The government’s own call for evidence on consulting on insolvent redundancy cases has been criticised by the insolvency trade body R3. The organisation says the government has failed to find a ‘workable solution’ after the call for evidence was launched following the collapse of the delivery firm City Link.

A joint report produced by two parliamentary committees at the time of the City Link closure concluded that the insolvency system was too heavily skewed in favour of investors over workers. It also said that City Link made a deliberate decision not to inform employees of its likely failure. The result was that 2,700 people lost their jobs over the Christmas period and a further 1,000 contractors were left without employment.

What does the current Redundancy legislation say?

The current legislation on collective redundancies where an employer proposes to make 20 or more employees redundant can be difficult to implement in insolvency situations. The Trade Union and Labour Relations Act 1992, dictates that consultation must start as soon as there is a ‘clear intention’ to make redundancies. This consultation must also start at least 30 days before the first dismissal takes place.

In response to the 12-week call for evidence, the Insolvency Service said that the government believes there is no conflict between employment law and insolvency law in this case, but responses from trade unions, professional bodies and insolvency practitioners strongly suggest that tension does exist.

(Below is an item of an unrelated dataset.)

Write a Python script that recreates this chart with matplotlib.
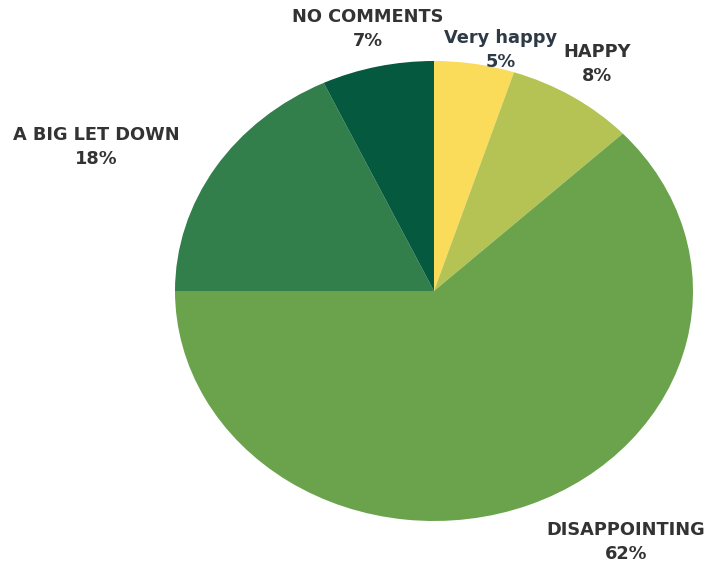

Responses from the insolvency profession

Almost all of the respondents to the government’s call for evidence said they believed that in practice, a meaningful redundancy consultation with a view to reaching an agreement on ways to reduce dismissals was not possible in a company insolvency situation.

The main reasons for this inability to hold a meaningful consultation were cited as time and funding constraints. It was said that insolvency practitioners do not intentionally seek to avoid complying with the requirements to consult with an insolvent company’s employees, but are ‘prohibited from doing so’ as a result of time constraints and the need to preserve the value of the business. The respondents claimed that the consultation made it more difficult to continue to trade and retain key employees.

Another leading firm of insolvency practitioners said that a meaningful consultation does not work in practice because in the majority of cases, the business needs to close immediately or in the very short term to mitigate its losses. It was also argued that the consultation could materially affect the sale of the business, thereby reducing the creditors’ return.

Government payouts for botched employee consultations

Despite complaints from insolvency practitioners that the current redundancy consultations are unreasonable, the consultations are still supposed to take place, and any failure to do can prove costly. For example, in Deloitte’s administration of the high-street retailer Woolworths, the government paid out £18.2 million in protective awards. In fact insolvent redundancy can be involved in company voluntary arrangements, trading individual voluntary arrangements and creditor voluntary liquidation of a company.

However, there is some wriggle room in the current legislation that means the consultation does not apply in ‘special circumstances’ that render it impractical for the employer to comply with the ‘scope or length of the consultation’.

Given this potential ‘out’ for employers and insolvency practitioners, the insolvency industry believes it is far more sensible to reduce the 30 day period before the first dismissal can take place. Such a move would reduce the scale of non-compliance and create a workable environment where creditors, investors and employees could receive a fair deal.

Given the responses to this call for evidence, the government plans to hold further discussions with interested parties in the new year.